Somewhere along the path of faith and leadership, Noah stopped seeing the people around him as souls to shepherd and began seeing them as resources to organize.
Pieces to move.
Crowds to steer.
Problems to contain.
That corruption did not happen overnight.
Like many dangerous men, Father Noah likely began with conviction. But conviction hardened into superiority. Superiority became contempt. Contempt became manipulation. And manipulation eventually became power.
The Church itself sits in constant tension with the governmental powers of the gnomes, each faction struggling for influence and control over Clockwork City. Noah understands this political battlefield intimately.

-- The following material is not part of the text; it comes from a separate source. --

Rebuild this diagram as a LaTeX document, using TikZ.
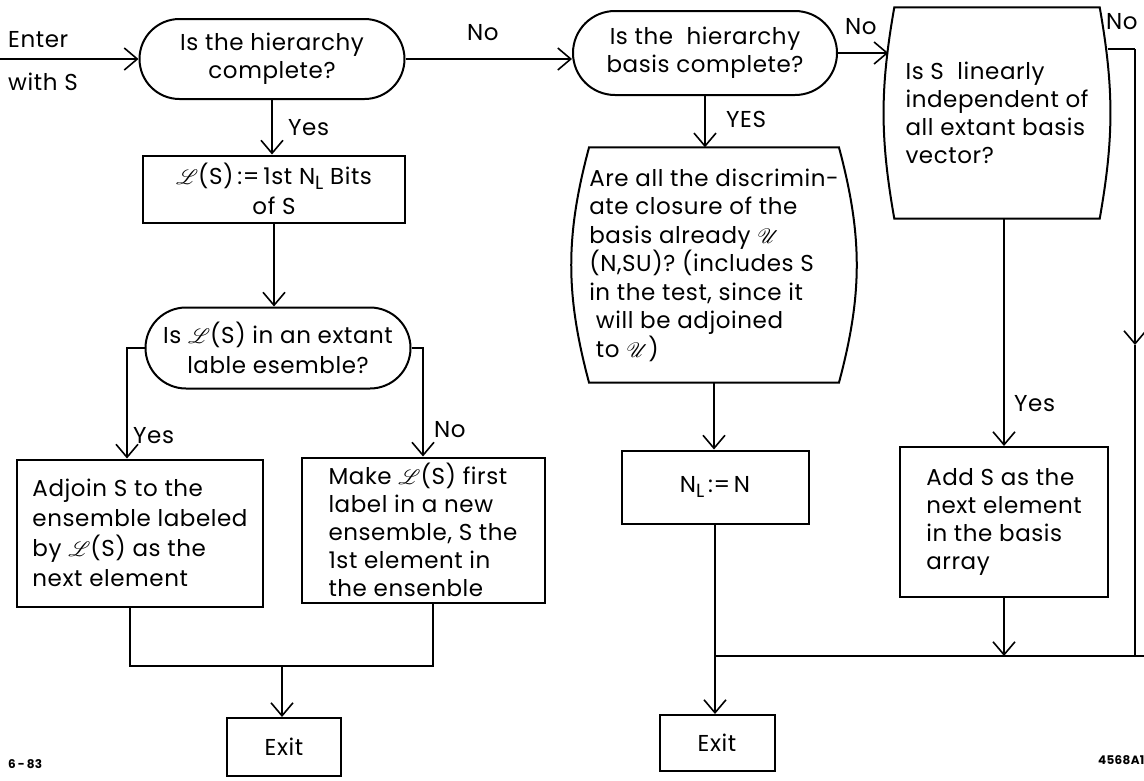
\documentclass[tikz,border=0pt]{standalone}
\usepackage{fontspec}
\setmainfont[LetterSpace=2.5]{Poppins}
\usepackage{mathrsfs}
\usetikzlibrary{shapes.misc,arrows.meta}
\newcommand{\subL}{\raisebox{-0.4ex}{\fontsize{19}{19}\selectfont L}}
\newcommand{\SL}{{\fontsize{22}{22}\selectfont$\mathscr{L}$}}
\newcommand{\SU}{{\fontsize{21}{21}\selectfont$\mathscr{U}$}}
\begin{document}
\begin{tikzpicture}[x=1pt,y=-1pt,
  every node/.style={font=\fontsize{23}{28}\selectfont},
  wide/.style={font=\fontsize{23}{30}\selectfont},
  box/.style={draw,line width=2pt,rectangle,inner sep=0pt},
  term/.style={draw,line width=2pt,rounded rectangle,inner sep=0pt},
  plain/.style={draw=none,inner sep=0pt},
  line/.style={line width=2pt},
  arr/.style={line width=2pt,-{Straight Barb[length=13pt,width=22pt,line width=1.6pt]}},
  lbl/.style={anchor=west,inner sep=0pt},
  tiny/.style={anchor=west,inner sep=0pt,font=\fontsize{12}{12}\selectfont\bfseries}
]
\useasboundingbox (0,0) rectangle (1144,780);

% left column
\node[term,minimum width=265pt,minimum height=80pt,align=center] (t1) at (272,59) {Is the hierarchy\\complete?};
\node[box,wide,minimum width=262pt,minimum height=67pt,align=center] (b1) at (274,189) {\SL(S)\,:=\,1st N\subL{} Bits\\of S};
\node[term,wide,minimum width=265pt,minimum height=81pt,align=center] (t2) at (278,348) {Is \SL(S) in an extant\\lable esemble?};
\node[box,wide,minimum width=246pt,minimum height=147pt,align=left] (b4) at (140,533) {Adjoin S to the\\ensemble labeled\\by \SL(S) as the\\next element};
\node[box,minimum width=243pt,minimum height=145pt,align=left] (b5) at (423,530) {Make \SL(S) first\\label in a new\\ensemble, S the\\1st element in\\the ensenble};
\node[box,minimum width=114pt,minimum height=58pt] (x1) at (284,747) {Exit};

% middle column
\node[term,minimum width=264pt,minimum height=84pt,align=center] (t3) at (705,53) {Is the\ \ hierarchy\\basis complete?};
\node[plain,font=\fontsize{23}{28.5}\selectfont,minimum width=242pt,minimum height=235pt,align=left] (q1) at (714,265) {Are all the discrimin-\\ate closure of the\\basis already \SU\\(N,SU)? (includes S\\in the test, since it\\\ will be adjoined\\\ to \SU)};
\draw[line] (q1.north west) -- (q1.north east) to[bend left=15] (q1.south east) -- (q1.south west) to[bend left=15] (q1.north west) -- cycle;
\node[box,minimum width=187pt,minimum height=73pt] (nl) at (715,487) {N\subL\,:=\,N};
\node[box,minimum width=115pt,minimum height=56pt] (x2) at (717,743) {Exit};

% right column
\node[plain,minimum width=205pt,minimum height=211pt,align=left] (q2) at (997,113) {Is S\ \ linearly\\independent of\\all extant basis\\vector?};
\draw[line] (q2.north west) -- (q2.north east) to[bend left=10] (q2.south east) -- (q2.south west) to[bend left=10] (q2.north west) -- cycle;
\node[box,minimum width=208pt,minimum height=150pt,align=left] (ad) at (1004,522) {Add S as the\\next element\\in the basis\\array};

% labels
\node[lbl] (ent) at (8,40) {Enter};
\node[lbl] (ws) at (8,82) {with S};
\node[lbl] (yes1) at (288,128) {Yes};
\node[lbl] (no1) at (467,33) {No};
\node[lbl] (yes2) at (726,119) {YES};
\node[lbl] (no2) at (845,27) {No};
\node[lbl] (no3) at (1106,22) {No};
\node[lbl] (yes3) at (133,436) {Yes};
\node[lbl] (no4) at (434,430) {No};
\node[lbl] (yes4) at (1014,404) {Yes};
\node[tiny] (d1) at (8,764) {6\,-\,83};
\node[tiny] (d2) at (1098,760) {4568A1};

% connectors
\coordinate (in) at (0,59);
\draw[arr] (in) -- (t1.west);
\draw[arr] (t1.south) -- (t1.south |- b1.north);
\draw[arr] (b1.south) -- (b1.south |- t2.north);
\draw[arr] (t1.east) -- (t1.east -| t3.west);
\draw[arr] (t2.west) -| ([xshift=-13pt]b4.north);
\draw[arr] (t2.east) -| (b5.north);
\coordinate (j1) at (282,666);
\draw[line] ([xshift=-10pt]b4.south) |- (j1) -| ([xshift=10pt]b5.south);
\draw[arr] (j1) -- (j1 |- x1.north);

\draw[arr] (t3.south) -- (t3.south |- q1.north);
\draw[arr] (q1.south) -- (q1.south |- nl.north);
\draw[arr] (nl.south) -- (nl.south |- x2.north);
\draw[arr] (t3.east) -- ([xshift=-6pt]q2.west |- t3.east);

\coordinate (r1) at (1135,49);
\coordinate (r2) at (1135,345);
\coordinate (r3) at (1135,656);
\coordinate (m1) at (1144,656);
\draw[line] ([xshift=8pt]q2.east |- r1) -- (r1);
\draw[arr] (r1) -- (r2);
\draw[line] (r2) -- (r3);
\draw[line] (m1) -- (nl.south |- m1);
\draw[arr] (ad.north |- q2.south) -- (ad.north);
\draw[arr] (ad.south) -- (ad.south |- m1);
\end{tikzpicture}
\end{document}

He knows alliances matter.
Fear matters.
Public image matters.
Truth?
Truth is negotiable.
Especially when prophecy enters the conversation.
One of the most important prophetic figures in Chronicles of a Hero is the Gnolaum. A promised individual tied deeply to the future of the gnome people. Rumors of the Gnolaum threaten established power because prophecy has a dangerous habit of awakening hope.
And hope is difficult to control.
This is where you may see Father Noah’s intent beneath the polished exterior.
Because if the prophecies are real…
If the hero truly exists…
If the gnome people are destined for something greater than the fearful existence they have accepted…
Then Noah’s authority may be questioned.
From the view of this gnome historian, I think that possibility unnerves him. Not because he openly serves evil, but because he cannot tolerate losing control over the world he spent decades shaping. Every rumor, every whisper, every ancient prophecy must pass through filters he controls.
Interpretations become weapons.
Doubt becomes policy.
Faith becomes leverage.
Father Noah is not evil because he enjoys destruction.
He is evil because he has convinced himself that some lives matter less than others.
That some sacrifices are acceptable.
That control is preferable to uncertainty.
And history…both fictional and real…is filled with gnomes who believed the same thing.
If you wait, and watch,…and look closely enough…you may see something.
The corruption of institutions, authority,…and moral certainty unchecked by compassion.
Because eventually, every tree bears fruit.
And over time, Father Noah’s fruit may reveal exactly what kind of gnome he truly is.